A gripping psychological thriller from the author of the bestselling WAYS TO LIVE FOREVER. Eleven-year-old Olivia has been in care since she was five, and is just beginning her sixteenth placement. Her new home is a secluded farmhouse, centuries old, where she slowly bonds with her foster family. But the house holds dark secrets. Olivia discovers that it was once a notorious baby farm, where unwanted children were left to die. She becomes convinced that the place is haunted. She is desperate to save her new family from the ghosts. The danger is real - but does it come from the twisted mind of a very disturbed child? A powerful and thrilling story from one of today's most exciting young writers.
The following review was written by Carla McGuigan.
This is the first time I've read a novel by Sally Nicholas.
Eleven-year-old Olivia Brown has been in care since she was five. She has just been asked to leave her 18th placement. Olivia’s new home is a farmhouse, centuries old which used to belong to Amelia Dyer who was a baby farmer. Dyer was hanged for murdering her charges.
Slowly Olivia starts to bond with her new family, but soon Olivia starts to hear a baby crying at night and she knows it’s not Massiy, Grace’s baby. Olivia soon starts to panic as she believes the house is haunted. She asks her foster dad Jim to read to her at night, but as soon as Jim leaves the ghostly Amelia arrives.
Can Olivia save herself from Amelia before it’s too late? There are short chapters and it is a very good read.
I recommend this novel for both girls and boys aged 13 and up.
Author
About Sally Nicholls
Sally Nicholls was born in Stockton-on-Tees, just after midnight, in a thunderstorm.

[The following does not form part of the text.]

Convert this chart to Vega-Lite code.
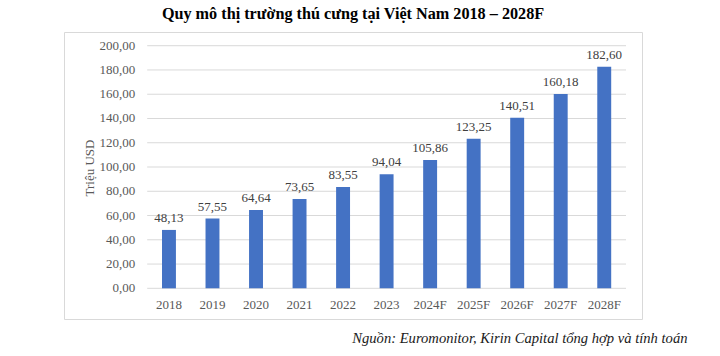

Her father died when she was two and she and her brother Ian were brought up by her mother. She always wanted to write - when people asked her what she wanted to be when she grew up, 'I used to say "I'm going to be a writer" - very definite'.

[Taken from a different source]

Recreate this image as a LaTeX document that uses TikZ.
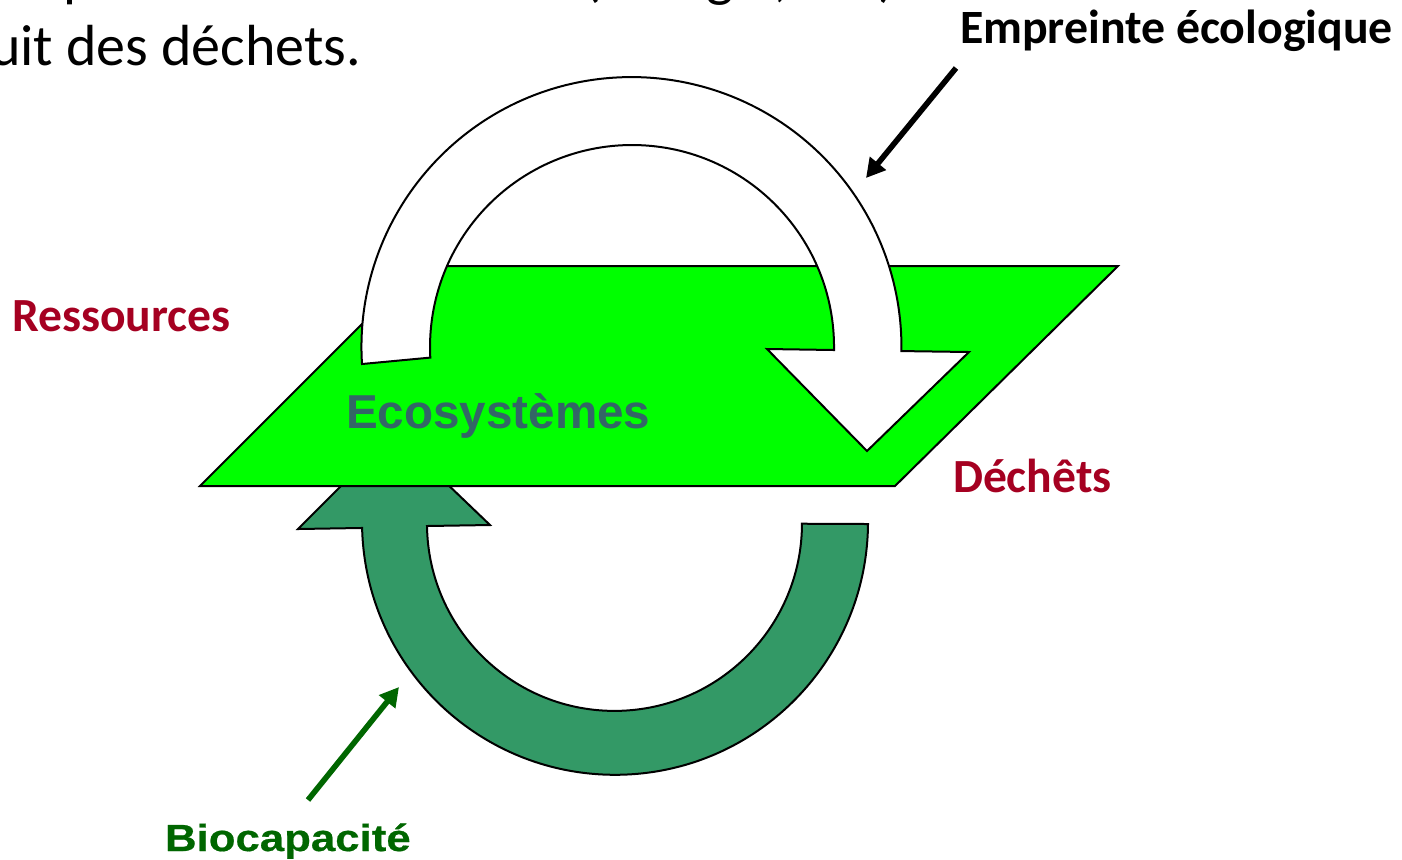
\documentclass[tikz,border=0pt]{standalone}
\usepackage{fontspec}
\setmainfont{Carlito}
\newfontfamily\arialf{Liberation Sans}
\newfontfamily\biofont[BoldFont={Liberation Sans Bold},BoldFeatures={FakeBold=0.5}]{Liberation Sans}
\usetikzlibrary{arrows.meta}
\definecolor{seag}{HTML}{339966}
\definecolor{lime}{HTML}{00FF00}
\definecolor{ecotxt}{HTML}{336666}
\definecolor{redlab}{HTML}{A50021}
\definecolor{biogreen}{HTML}{006600}
\tikzset{
  shapeline/.style={draw=black,line width=1pt,line join=miter},
  label base/.style={inner sep=0pt,outer sep=0pt,anchor=base west},
  bodytxt/.style={label base,font=\fontsize{29}{29}\selectfont,text=black},
  redtxt/.style={label base,font=\fontsize{23.8}{23.8}\selectfont\bfseries,text=redlab},
  pointer/.style={line width=2.8pt,-{Triangle[length=9.5pt,width=10pt]}}
}
\begin{document}
\begin{tikzpicture}[x=0.5pt,y=0.5pt]
\useasboundingbox (0,0) rectangle (1402,-859);
% cropped text lines at the top
\node[bodytxt] (p1) at (63,5) {p};
\node[bodytxt] (p2) at (583,5) {(};
\node[bodytxt] (p3) at (706,5) {g};
\node[bodytxt] (p4) at (774,5) {,};
\node[bodytxt] (p5) at (878,5) {)};
\node[bodytxt] (line2) at (-10,-65.5) {uit des déchets.};
% green arrow (behind the plane)
\draw[shapeline,fill=seag] (868,-524) arc[start angle=-0.5,end angle=-178.6,radius=253]
  -- (298,-529) -- (394,-433) -- (490,-525) -- (427,-526)
  arc[start angle=-179.2,end angle=-0.1,radius=187.5] -- cycle;
% plane
\draw[shapeline,fill=lime] (200,-486) -- (895,-486) -- (1118,-266) -- (420,-266) -- cycle;
% white arrow
\draw[shapeline,fill=white] (362,-364) arc[start angle=183.6,end angle=-0.85,radius=270]
  -- (969,-352) -- (867,-451) -- (767,-349) -- (834,-350)
  arc[start angle=-0.85,end angle=183,radius=202] -- cycle;
% labels
\node[label base,font=\fontsize{23.9}{23.9}\selectfont\bfseries] (emp) at (960,-43) {Empreinte écologique};
\node[redtxt] (res) at (12,-331) {Ressources};
\node[redtxt] (dec) at (953,-492) {Déchêts};
\node[label base,font=\arialf\fontsize{23.8}{23.8}\selectfont\bfseries,text=ecotxt] (eco) at (346,-428) {Ecosystèmes};
\node[label base,text=biogreen,font=\biofont\fontsize{18.9}{18.9}\selectfont\bfseries] (bio) at (165,-851) {\scalebox{1.158}[1]{Biocapacité}};
% pointers
\coordinate (empA) at (956,-68);
\coordinate (empB) at (866,-178);
\coordinate (bioA) at (308,-800);
\coordinate (bioB) at (399,-687);
\draw[pointer,black] (empA) -- (empB);
\draw[pointer,biogreen] (bioA) -- (bioB);
\end{tikzpicture}
\end{document}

After school she worked in a Red Cross Hospital in Japan, travelled around Australia and New Zealand and returned to do a degree in Philosophy and Literature at Warwick.
Her first book Ways to Live Forever was a multiple prize winner: Winner of the Glen Dimplex Prize for New Writers 2008. Winner of Waterstone’s Children’s Book Prize 2008. Winner of Luchs Prize (Germany) for best children’s book published in Germany in the last year. Longlisted for Branford Boase Award 2009.
She now lives in a little flat in London and has a part-time job as an administrator for a charity called Effective Intervention. The rest of her time is spent writing stories and trying to believe her luck.